Beware creepy wandering children: they never bear good news.
Dungeon Siege III's greatest visual treat is seeing its characters don progressively more intriguing armor. Anjali's starting outfit is hardly worth noting, but you'll enjoy seeing this mistress of the elements in a looming headdress in the game's final hour. Environments are heavy on dark dungeons and light on scintillating vistas, but there's enough variety to keep your travels visually lively. An ominous crypt is made to look even more evil by a candelabrum's green flames. Impossibly tall reeds grow from a stagnant swamp's waters. The crystalline walkways and corridors of an ancient dwarven mine wear thin, however, and there aren't any graphical elements that might have you exclaiming in awe over their beauty. The game gets the job done, and every so often--during a close-up of a shaman in his kaleidoscopic costume, for example--shows you something worth admiring. The soundtrack does its assigned duty, its themes occasionally reminiscent of music from The Matrix and other times evoking late Tchaikovsky, but it rarely stands out of its own accord.
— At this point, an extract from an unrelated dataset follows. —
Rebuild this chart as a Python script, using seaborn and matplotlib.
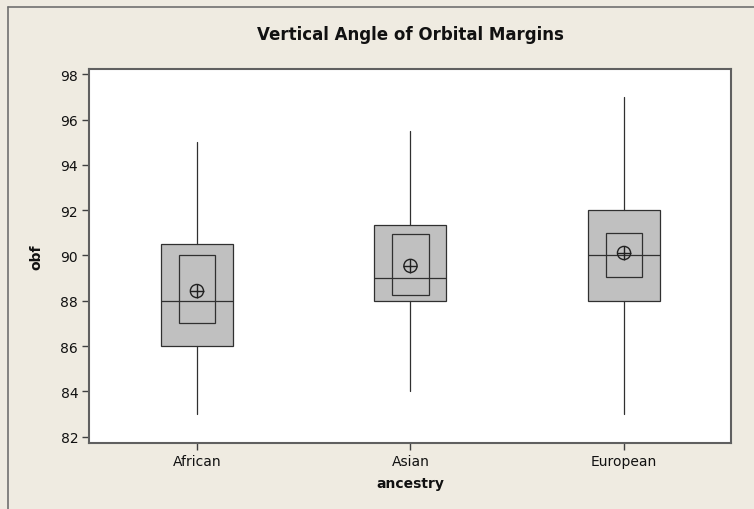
import matplotlib
matplotlib.use("Agg")
import matplotlib.pyplot as plt
from matplotlib.lines import Line2D
import seaborn as sns
import pandas as pd

categories = ["African", "Asian", "European"]
whisker_low = [83.0, 84.0, 83.0]
q1 = [86.0, 88.0, 88.0]
median = [88.0, 89.0, 90.0]
q3 = [90.5, 91.35, 92.0]
whisker_high = [95.0, 95.5, 97.0]
ci_low = [87.0, 88.26, 89.04]
ci_high = [90.0, 90.96, 90.98]
means = [88.43, 89.54, 90.11]
yticks = [82, 84, 86, 88, 90, 92, 94, 96, 98]

sns.set_theme(style="white")
plt.rcParams['font.family'] = ['DejaVu Sans']

bg = "#efebe1"
fig = plt.figure(figsize=(7.54, 5.10), dpi=100, facecolor=bg)
ax = fig.add_axes([89.3/754, (510-443.7)/510, (731-89.3)/754, (443.7-70.3)/510])
ax.set_facecolor("white")

pos = list(range(len(categories)))
stats = []
for i, c in enumerate(categories):
    stats.append(dict(label=c, whislo=whisker_low[i], q1=q1[i], med=median[i],
                      q3=q3[i], whishi=whisker_high[i], fliers=[]))
ax.bxp(stats, positions=pos, widths=0.337, patch_artist=True, showcaps=False,
       boxprops=dict(facecolor="#c0c0c0", edgecolor="#303030", linewidth=0.9),
       medianprops=dict(color="#303030", linewidth=0.9),
       whiskerprops=dict(color="#303030", linewidth=0.9), manage_ticks=False)

df = pd.DataFrame({"cat": pos, "lo": ci_low, "hi": ci_high, "mean": means})
ax.bar(df["cat"], df["hi"] - df["lo"], bottom=df["lo"], width=0.169,
       facecolor="none", edgecolor="#303030", linewidth=0.9, zorder=4)
sns.scatterplot(data=df, x="cat", y="mean", ax=ax, marker="o", s=90,
                facecolor="none", edgecolor="#202020", linewidth=1.0, zorder=5)
sns.scatterplot(data=df, x="cat", y="mean", ax=ax, marker="+", s=90,
                color="#202020", linewidth=1.0, zorder=5)

ax.set_xlim(-0.504, 2.501)
ax.set_ylim(81.735, 98.22)
ax.set_xticks(pos)
ax.set_xticklabels(categories)
ax.set_yticks(yticks)
ax.tick_params(axis="both", which="both", direction="out", length=5, width=1,
               color="#404040", labelsize=10, labelcolor="#111111", pad=3,
               left=True, bottom=True)
for s in ax.spines.values():
    s.set_color("#606060")
    s.set_linewidth(1.5)

ax.set_xlabel("ancestry", fontsize=10, fontweight="bold", color="#111111", labelpad=6)
ax.set_ylabel("obf", fontsize=10, fontweight="bold", color="#111111", labelpad=12)
fig.text(410/754, 1 - 35/510, "Vertical Angle of Orbital Margins", ha="center",
         va="center", fontsize=12, fontweight="bold", color="#111111")

fig.add_artist(Line2D([7.5/754, 7.5/754], [0, 1 - 7.5/510], transform=fig.transFigure,
                      color="#707070", linewidth=1.2))
fig.add_artist(Line2D([7.5/754, 1], [1 - 7.5/510, 1 - 7.5/510], transform=fig.transFigure,
                      color="#707070", linewidth=1.2))

fig.savefig("out.png", dpi=100, facecolor=bg)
If you tire of having just a single AI companion at your side, you can have a buddy take over in local cooperative play or have three others join you online. Many dungeon crawlers are energized by the addition of friends or strangers, and Dungeon Siege III is no exception. Setting enemies aflame while Lucas dashes through a cluster of spiders and Katarina dispatches them with her dual shotguns is a blast. But the co-op play has some execution flaws that limit its appeal. One of them is the camera, which forces players to closely stick together, even when playing online. It also has a tendency to move into positions that limit your view of the surrounding area, and it's simply not fun to get hit by homing fireballs you can't see until they're upon you. And should you join another's campaign, you aren't taking your own character with you; you're just taking over for the AI in that player's game. You don't get to keep any experience, skills, or loot that you might earn for your trouble.

The snow is immune to Anjali's fire attacks. Maybe Jeyne's troops should just coat themselves in ice.
With Dungeon Siege III, you might have expected a game that lived up to the nine-year-old adventure that started the series. Instead, you get a short and simple dungeon crawler with no aspirations to be anything more. On its own terms, Dungeon Siege III is fine, if standard-issue. You mash a button, cast some magic, and earn a ton of loot for your troubles. This game drizzles gold upon you as if it were pennies from heaven, and because you can turn unneeded items into currency right in your inventory screen, you never need to leave anything cool on the forest floor. But you needn't have played the first two games to see where this sequel falls short of its potential. And if you did play them, you're bound to be disappointed by how everything that made previous Dungeon Siege games special was stripped away. It's not that playing Dungeon Siege III is a choice you'd regret--it's that you wouldn't remember anything about it once it was over.